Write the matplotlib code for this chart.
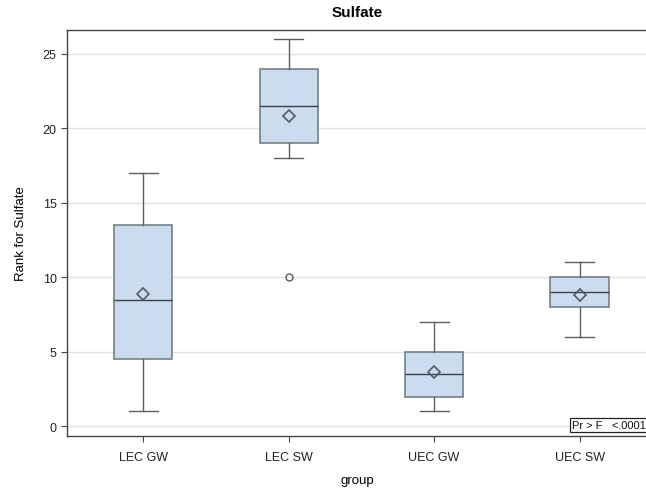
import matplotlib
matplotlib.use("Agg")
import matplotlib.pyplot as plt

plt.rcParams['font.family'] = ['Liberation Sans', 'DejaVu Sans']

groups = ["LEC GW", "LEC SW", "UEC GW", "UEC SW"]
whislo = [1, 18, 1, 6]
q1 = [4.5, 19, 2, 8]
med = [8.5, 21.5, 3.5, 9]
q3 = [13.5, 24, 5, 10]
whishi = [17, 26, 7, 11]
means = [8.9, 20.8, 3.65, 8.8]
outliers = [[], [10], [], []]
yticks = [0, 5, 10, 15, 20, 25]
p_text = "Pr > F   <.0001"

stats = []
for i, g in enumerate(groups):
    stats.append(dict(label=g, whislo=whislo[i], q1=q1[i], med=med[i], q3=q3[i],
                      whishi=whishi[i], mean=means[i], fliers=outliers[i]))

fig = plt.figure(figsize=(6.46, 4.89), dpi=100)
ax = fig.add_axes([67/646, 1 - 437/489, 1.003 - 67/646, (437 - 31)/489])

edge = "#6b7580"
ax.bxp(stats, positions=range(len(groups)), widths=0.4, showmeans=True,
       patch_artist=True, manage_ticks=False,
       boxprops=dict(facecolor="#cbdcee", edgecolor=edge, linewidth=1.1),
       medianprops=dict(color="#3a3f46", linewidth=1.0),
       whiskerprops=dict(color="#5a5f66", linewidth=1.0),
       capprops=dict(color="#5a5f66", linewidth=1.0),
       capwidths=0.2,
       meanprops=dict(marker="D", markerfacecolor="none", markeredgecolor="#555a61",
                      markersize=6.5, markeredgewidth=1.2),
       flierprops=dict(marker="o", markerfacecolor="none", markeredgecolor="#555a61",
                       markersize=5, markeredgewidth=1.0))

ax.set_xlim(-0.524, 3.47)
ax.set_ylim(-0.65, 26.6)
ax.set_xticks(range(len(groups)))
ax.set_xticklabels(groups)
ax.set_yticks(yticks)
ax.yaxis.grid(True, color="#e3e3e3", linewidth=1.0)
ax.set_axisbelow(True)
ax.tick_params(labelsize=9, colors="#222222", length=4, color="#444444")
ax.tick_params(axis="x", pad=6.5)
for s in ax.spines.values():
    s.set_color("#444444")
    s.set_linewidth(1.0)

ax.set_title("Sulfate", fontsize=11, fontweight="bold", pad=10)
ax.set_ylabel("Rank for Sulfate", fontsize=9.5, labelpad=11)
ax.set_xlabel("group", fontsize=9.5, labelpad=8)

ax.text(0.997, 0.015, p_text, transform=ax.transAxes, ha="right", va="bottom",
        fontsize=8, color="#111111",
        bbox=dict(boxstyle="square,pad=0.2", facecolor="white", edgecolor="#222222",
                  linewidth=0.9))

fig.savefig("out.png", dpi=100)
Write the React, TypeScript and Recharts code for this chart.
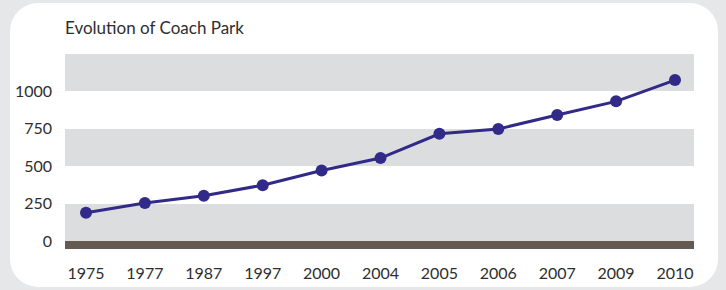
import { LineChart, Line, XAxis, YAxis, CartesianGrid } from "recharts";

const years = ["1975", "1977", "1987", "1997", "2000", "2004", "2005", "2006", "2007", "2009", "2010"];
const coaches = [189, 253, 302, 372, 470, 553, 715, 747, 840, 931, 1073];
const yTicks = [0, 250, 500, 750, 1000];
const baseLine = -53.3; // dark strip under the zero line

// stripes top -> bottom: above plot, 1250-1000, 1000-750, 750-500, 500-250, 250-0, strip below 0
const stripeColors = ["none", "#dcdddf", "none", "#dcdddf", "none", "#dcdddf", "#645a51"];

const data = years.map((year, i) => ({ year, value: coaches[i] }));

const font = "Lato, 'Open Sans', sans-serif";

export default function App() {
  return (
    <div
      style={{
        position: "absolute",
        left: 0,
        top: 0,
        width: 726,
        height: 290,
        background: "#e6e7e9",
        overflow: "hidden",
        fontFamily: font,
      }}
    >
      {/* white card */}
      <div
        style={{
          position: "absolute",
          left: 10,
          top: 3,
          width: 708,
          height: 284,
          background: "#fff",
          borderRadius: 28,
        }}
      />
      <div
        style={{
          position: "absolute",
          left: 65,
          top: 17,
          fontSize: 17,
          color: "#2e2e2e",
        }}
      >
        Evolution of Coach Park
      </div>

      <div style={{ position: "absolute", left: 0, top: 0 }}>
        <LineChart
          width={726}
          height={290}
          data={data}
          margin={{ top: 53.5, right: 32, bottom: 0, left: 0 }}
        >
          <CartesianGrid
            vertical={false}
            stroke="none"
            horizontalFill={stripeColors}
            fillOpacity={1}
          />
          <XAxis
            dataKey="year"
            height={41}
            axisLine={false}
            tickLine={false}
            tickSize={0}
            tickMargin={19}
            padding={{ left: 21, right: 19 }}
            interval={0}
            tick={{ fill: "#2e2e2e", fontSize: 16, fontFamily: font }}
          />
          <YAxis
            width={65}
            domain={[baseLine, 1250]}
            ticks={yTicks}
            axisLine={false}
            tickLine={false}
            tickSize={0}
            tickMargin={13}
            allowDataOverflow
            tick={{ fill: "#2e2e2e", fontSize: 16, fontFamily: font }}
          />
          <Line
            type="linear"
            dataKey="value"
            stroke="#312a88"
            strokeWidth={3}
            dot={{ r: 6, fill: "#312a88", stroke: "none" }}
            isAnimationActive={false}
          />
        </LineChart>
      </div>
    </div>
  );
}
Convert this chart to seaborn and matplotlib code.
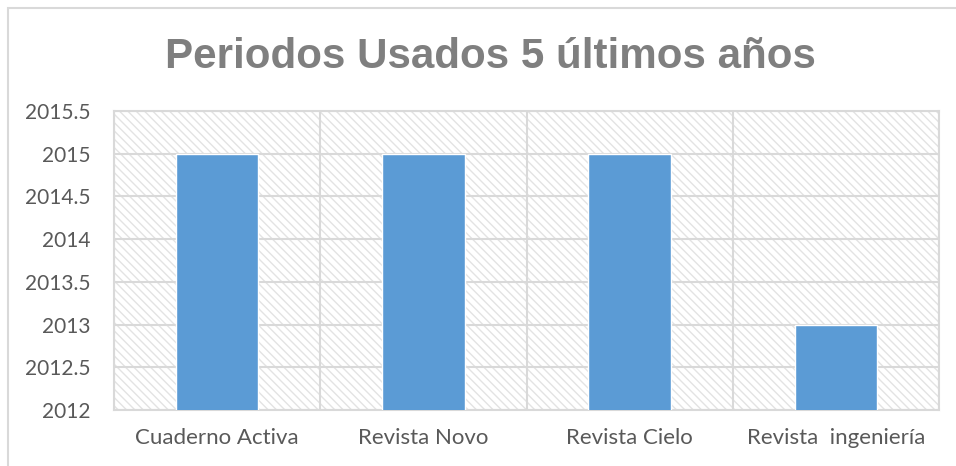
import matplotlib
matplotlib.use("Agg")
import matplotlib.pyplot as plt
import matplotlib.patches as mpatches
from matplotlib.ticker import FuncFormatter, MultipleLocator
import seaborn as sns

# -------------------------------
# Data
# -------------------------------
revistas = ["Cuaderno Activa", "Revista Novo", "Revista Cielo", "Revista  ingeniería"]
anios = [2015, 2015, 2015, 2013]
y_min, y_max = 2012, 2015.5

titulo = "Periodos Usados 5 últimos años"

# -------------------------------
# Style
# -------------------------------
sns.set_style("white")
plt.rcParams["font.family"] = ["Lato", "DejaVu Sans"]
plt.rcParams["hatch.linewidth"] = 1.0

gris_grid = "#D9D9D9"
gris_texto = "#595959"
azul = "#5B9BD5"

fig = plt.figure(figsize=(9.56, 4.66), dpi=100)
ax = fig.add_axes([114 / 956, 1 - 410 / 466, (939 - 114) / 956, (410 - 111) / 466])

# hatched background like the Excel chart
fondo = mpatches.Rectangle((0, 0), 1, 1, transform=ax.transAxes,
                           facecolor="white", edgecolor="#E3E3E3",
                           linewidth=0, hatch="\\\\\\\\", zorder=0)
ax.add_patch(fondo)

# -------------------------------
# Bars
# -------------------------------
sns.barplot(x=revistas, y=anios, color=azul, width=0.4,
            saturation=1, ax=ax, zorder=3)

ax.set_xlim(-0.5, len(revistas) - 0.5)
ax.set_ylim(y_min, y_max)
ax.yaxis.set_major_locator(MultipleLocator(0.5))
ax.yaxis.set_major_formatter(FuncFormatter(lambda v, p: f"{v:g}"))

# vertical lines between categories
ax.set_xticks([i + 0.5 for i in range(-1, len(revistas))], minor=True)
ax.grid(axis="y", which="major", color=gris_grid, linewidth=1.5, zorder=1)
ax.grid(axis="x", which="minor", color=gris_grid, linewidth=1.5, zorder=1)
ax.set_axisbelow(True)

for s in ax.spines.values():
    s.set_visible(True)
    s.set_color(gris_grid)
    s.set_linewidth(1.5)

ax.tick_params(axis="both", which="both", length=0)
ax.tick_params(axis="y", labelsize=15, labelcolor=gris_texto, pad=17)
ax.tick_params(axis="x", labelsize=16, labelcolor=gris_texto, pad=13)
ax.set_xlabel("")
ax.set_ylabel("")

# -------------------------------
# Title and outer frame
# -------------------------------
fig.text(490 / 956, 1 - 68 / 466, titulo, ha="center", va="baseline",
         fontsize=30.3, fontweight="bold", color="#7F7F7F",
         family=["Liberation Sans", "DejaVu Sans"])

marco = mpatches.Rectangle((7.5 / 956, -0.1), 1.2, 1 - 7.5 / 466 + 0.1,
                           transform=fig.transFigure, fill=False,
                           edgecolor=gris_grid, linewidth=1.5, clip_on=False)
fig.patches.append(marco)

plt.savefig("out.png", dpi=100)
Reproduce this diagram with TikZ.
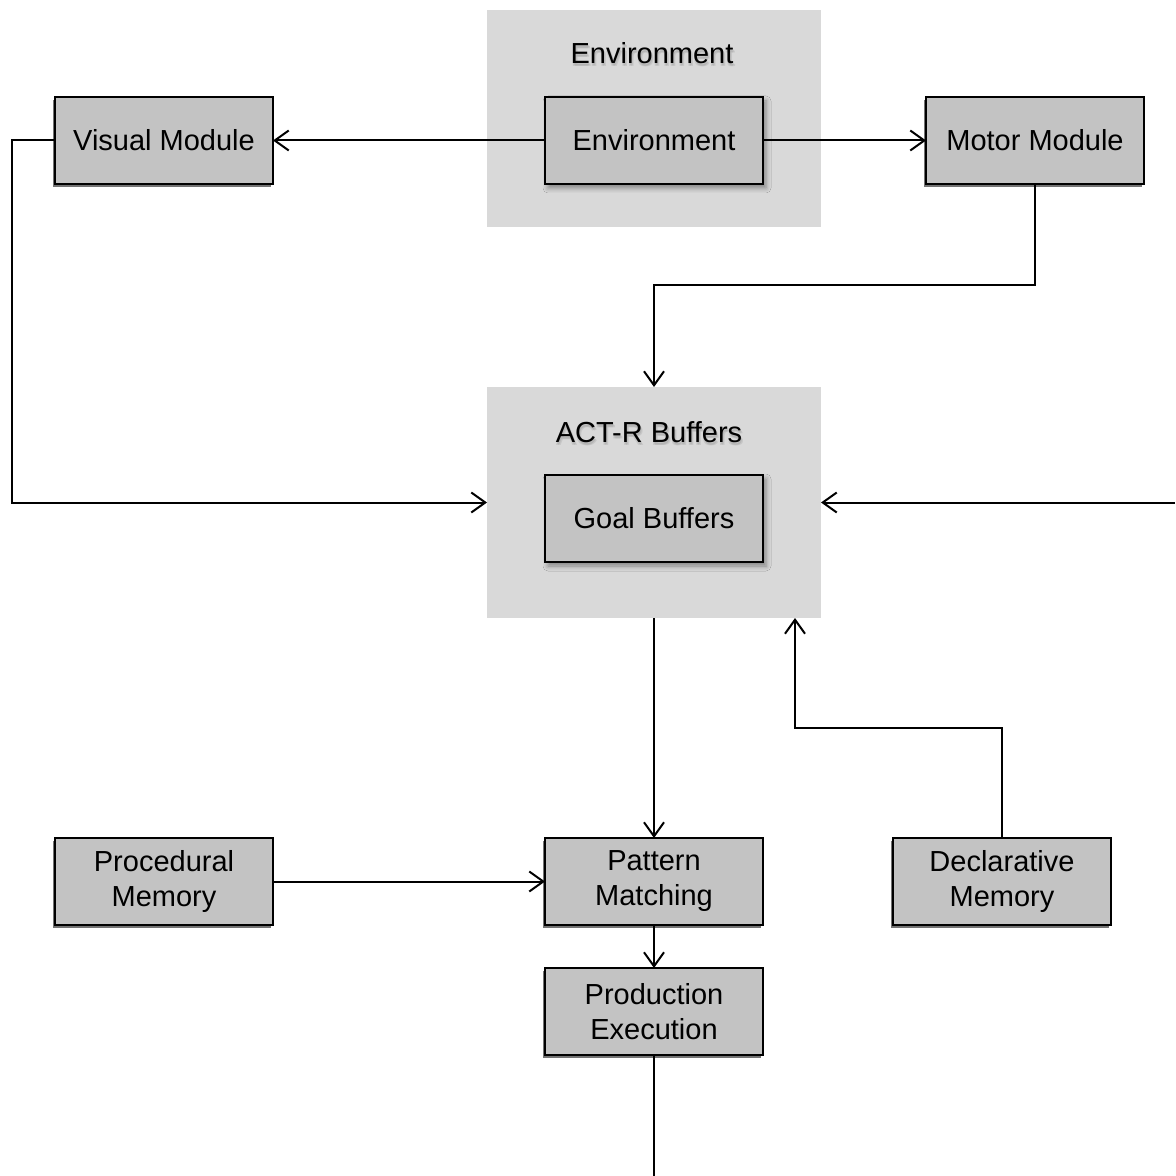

==========

§ Your objective: Both the line containing "Convert this chart" and the line containing "import seaborn as sns" belong in the copy, along with every line between them. Reproduce that stretch exactly, without the pictures.

§ Problem solution:
Convert this chart to seaborn and matplotlib code.
import matplotlib
matplotlib.use("Agg")
import matplotlib.pyplot as plt
import matplotlib.patches as mpatches
from matplotlib.ticker import FuncFormatter, MultipleLocator
import seaborn as sns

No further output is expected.